Utilities such as Arizona Public Service have faced backlash over proposed rate hikes, even when tied to clean energy investment. As a result, public utility commissions are increasingly questioning:

  • Whether the green investments benefit all customers equally.

  • If low-income and marginalized communities are bearing the brunt of cost shifts.

  • Whether utilities are fully transparent about return on investment timelines.

How forward-thinking firms are navigating the strain

Despite the pressure, several utilities are finding smarter, more efficient ways to deliver on sustainability goals because they’re embracing holistic operational change, rather than treating green goals as one-off initiatives. Here’s how:

  1. Integrated resource planning (IRP) with scenario modeling

Organizations like NV Energy are using dynamic Integrated Resource Planning tools to test hundreds of decarbonization pathways, weighing trade-offs in cost, reliability, and emissions. This data-driven approach helps gain regulator buy-in and reduce planning risk.
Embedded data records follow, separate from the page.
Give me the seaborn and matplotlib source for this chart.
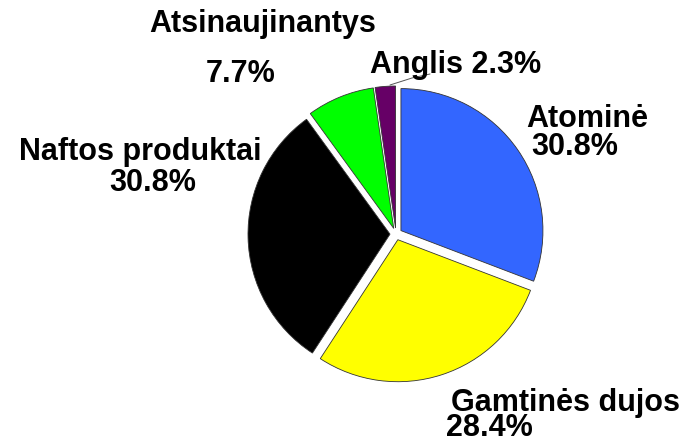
import matplotlib
matplotlib.use("Agg")
import matplotlib.pyplot as plt
import seaborn as sns

sns.set_theme(style="white")
plt.rcParams['font.family'] = ['Liberation Sans', 'DejaVu Sans']

categories = ["Atominė", "Gamtinės dujos", "Naftos produktai", "Atsinaujinantys", "Anglis"]
values = [30.8, 28.4, 30.8, 7.7, 2.3]
colors = ["#3366FF", "#FFFF00", "#000000", "#00FF00", "#660066"]

fig = plt.figure(figsize=(6.91, 4.40), dpi=100)
ax = fig.add_axes([0, 0, 1, 1])
ax.set_xlim(0, 691)
ax.set_ylim(0, 440)
ax.axis("off")

cx, cy, R = 396, 440 - 234, 142
ax.pie(values, colors=colors, startangle=90, counterclock=False,
       center=(cx, cy), radius=R, explode=[6] * len(values),
       wedgeprops=dict(edgecolor="#333333", linewidth=0.6))
ax.set_xlim(0, 691)
ax.set_ylim(0, 440)
ax.set_aspect("equal")

fs = 22
def t(x, y, s):
    ax.text(x, 440 - y, s, ha="center", va="center", fontsize=fs, fontweight="bold", color="black")

t(587, 119, categories[0])
t(575, 147, f"{values[0]}%")
t(566, 403, categories[1])
t(489, 428, f"{values[1]}%")
t(140, 152, categories[2])
t(153, 183, f"{values[2]}%")
t(263, 24, categories[3])
t(241, 74, f"{values[3]}%")
t(456, 65, f"{categories[4]} {values[4]}%")

ax.plot([390, 412, 430], [440 - 85, 440 - 78, 440 - 74], color="#555555", lw=0.7)

fig.savefig("out.png", dpi=100)
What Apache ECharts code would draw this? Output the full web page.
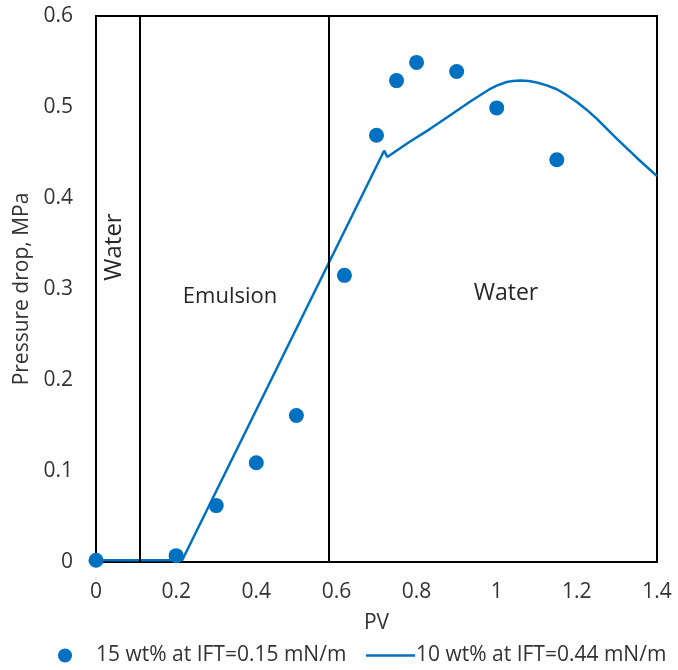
<!DOCTYPE html>
<html>
<head>
<meta charset="utf-8">
<script src="https://cdn.jsdelivr.net/npm/echarts@6/dist/echarts.min.js"></script>
<style>
  html, body { margin: 0; padding: 0; background: #fff; }
  #chart { width: 678px; height: 670px; }
</style>
</head>
<body>
<div id="chart"></div>
<script>
// Measured pressure drop (15 wt% surfactant) vs injected pore volumes
const measuredPV = [0, 0.2, 0.3, 0.4, 0.5, 0.62, 0.7, 0.75, 0.8, 0.9, 1.0, 1.15];
const measuredDP = [0.002, 0.007, 0.062, 0.109, 0.161, 0.315, 0.469, 0.529, 0.549, 0.539, 0.499, 0.442];

// Pressure drop curve (10 wt% surfactant)
const curvePV = [0, 0.1, 0.215, 0.719, 0.727, 0.78, 0.834, 0.884, 0.934, 0.984, 1.0, 1.025, 1.04, 1.059, 1.08, 1.1, 1.125, 1.15, 1.175, 1.2, 1.225, 1.25, 1.3, 1.35, 1.4];
const curveDP = [0.002, 0.002, 0.002, 0.452, 0.445, 0.461, 0.476, 0.491, 0.506, 0.520, 0.5235, 0.5275, 0.5285, 0.529, 0.5285, 0.527, 0.5238, 0.5195, 0.513, 0.5055, 0.4968, 0.487, 0.465, 0.444, 0.424];

// Flow regime boundaries (PV)
const phaseBoundaries = [0.11, 0.583];

const seriesNames = ['15 wt% at IFT=0.15 mN/m', '10 wt% at IFT=0.44 mN/m'];
const xTicks = { min: 0, max: 1.4, interval: 0.2 };
const yTicks = { min: 0, max: 0.6, interval: 0.1 };

const FONT = 'Open Sans';
const BLUE = '#0070C0';
const TEXT = '#333333';

const chart = echarts.init(document.getElementById('chart'), null, { renderer: 'canvas' });

const zip = (xs, ys) => xs.map((x, i) => [x, ys[i]]);

chart.setOption({
  animation: false,
  backgroundColor: '#ffffff',
  textStyle: { fontFamily: FONT },
  grid: {
    left: 96, right: 21, top: 16, bottom: 108,
    show: true, borderColor: '#000', borderWidth: 2, backgroundColor: 'transparent'
  },
  xAxis: {
    type: 'value',
    min: xTicks.min, max: xTicks.max, interval: xTicks.interval,
    name: 'PV', nameLocation: 'middle', nameGap: 51,
    nameTextStyle: { fontFamily: FONT, fontSize: 21, color: TEXT },
    axisLine: { show: true, lineStyle: { color: '#000', width: 2 } },
    axisTick: { show: false },
    splitLine: { show: false },
    axisLabel: { margin: 20, fontFamily: FONT, fontSize: 21, color: TEXT }
  },
  yAxis: {
    type: 'value',
    min: yTicks.min, max: yTicks.max, interval: yTicks.interval,
    name: 'Pressure drop, MPa', nameLocation: 'middle', nameGap: 62, nameRotate: 90,
    nameTextStyle: { fontFamily: FONT, fontSize: 21, color: TEXT },
    axisLine: { show: true, lineStyle: { color: '#000', width: 2 } },
    axisTick: { show: false },
    splitLine: { show: false },
    axisLabel: { margin: 23, fontFamily: FONT, fontSize: 21, color: TEXT }
  },
  legend: [
    {
      data: [{ name: seriesNames[0], icon: 'circle' }],
      left: 58, top: 645, padding: 0,
      itemWidth: 14, itemHeight: 14,
      textStyle: { fontFamily: FONT, fontSize: 21, color: TEXT, padding: [0, 0, 0, 19] }
    },
    {
      data: [{ name: seriesNames[1], icon: 'rect' }],
      left: 366, top: 645, padding: 0,
      itemWidth: 49, itemHeight: 2.5,
      textStyle: { fontFamily: FONT, fontSize: 21, color: TEXT, padding: [0, 0, 0, -4] }
    }
  ],
  graphic: [
    {
      type: 'text', x: 114, y: 247, rotation: Math.PI / 2,
      style: { text: 'Water', fontFamily: FONT, fontSize: 24, fill: '#262626', align: 'center', verticalAlign: 'middle' }
    },
    {
      type: 'text', x: 230, y: 297,
      style: { text: 'Emulsion', fontFamily: FONT, fontSize: 22, fill: '#262626', align: 'center', verticalAlign: 'middle' }
    },
    {
      type: 'text', x: 506, y: 293,
      style: { text: 'Water', fontFamily: FONT, fontSize: 23, fill: '#262626', align: 'center', verticalAlign: 'middle' }
    }
  ],
  series: [
    {
      name: seriesNames[0],
      type: 'scatter',
      data: zip(measuredPV, measuredDP),
      symbol: 'circle',
      symbolSize: 15,
      itemStyle: { color: BLUE, opacity: 1 },
      z: 4
    },
    {
      name: seriesNames[1],
      type: 'line',
      data: zip(curvePV, curveDP),
      showSymbol: false,
      symbol: 'none',
      lineStyle: { color: BLUE, width: 2.5 },
      itemStyle: { color: BLUE },
      z: 3,
      markLine: {
        silent: true,
        symbol: 'none',
        label: { show: false },
        lineStyle: { color: '#000', width: 2, type: 'solid' },
        data: phaseBoundaries.map(v => ({ xAxis: v }))
      }
    }
  ]
});
</script>
</body>
</html>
  1. Public-private partnerships for infrastructure financing

To lessen ratepayer exposure, some utilities are collaborating with municipal and federal agencies to co-fund infrastructure. Southern Company, for example, is leveraging federal incentives from the Inflation Reduction Act to support green hydrogen projects.

  1. Digital twins and AI to optimize assets

DTE Energy and Florida Power & Light are deploying digital twins to simulate and optimize grid performance under various renewable loads. These simulations inform maintenance schedules, avoid outages, and reduce operating costs without compromising sustainability.

  1. Green workforce development programs

Utilities like Dominion Energy are investing in internal academies and external partnerships with community colleges to build a renewable-ready workforce. Their focus? Creating equitable access to new energy jobs, especially in underserved areas.

Eco isn’t easy (but it is worth it)

Sustainable operations in the utilities sector are now a regulatory, reputational, and risk-management imperative. However, meeting these goals requires more than good intentions.

It demands long-term capital commitment, transparent stakeholder engagement, operational agility, and a willingness to rethink how energy is generated, distributed, and billed.

Key takeaways

If your utility company is navigating the complex path to sustainability, keep these lessons in mind:

  • Green upgrades require deep pockets and smarter financing.

  • Modernizing infrastructure for sustainability often brings sticker shock. Pursue partnerships and government incentives to share the load.

  • Supply chain strategy is now a core operational function. Anticipate shortages and plan for dual sourcing or domestic alternatives wherever possible.

  • Retraining is just as vital as retooling. Decarbonization can’t succeed without a workforce trained for it. Invest in people as much as platforms.

  • Ratepayer trust is fragile. Communicate early, transparently, and consistently to maintain public support.

  • Digital tools are game-changers—if used wisely. AI, analytics, and digital twins are no longer luxuries but foundational to efficient, scalable sustainability.

By acknowledging the real cost of sustainable operations—and tackling them head-on—utilities can lead with both environmental integrity and operational strength.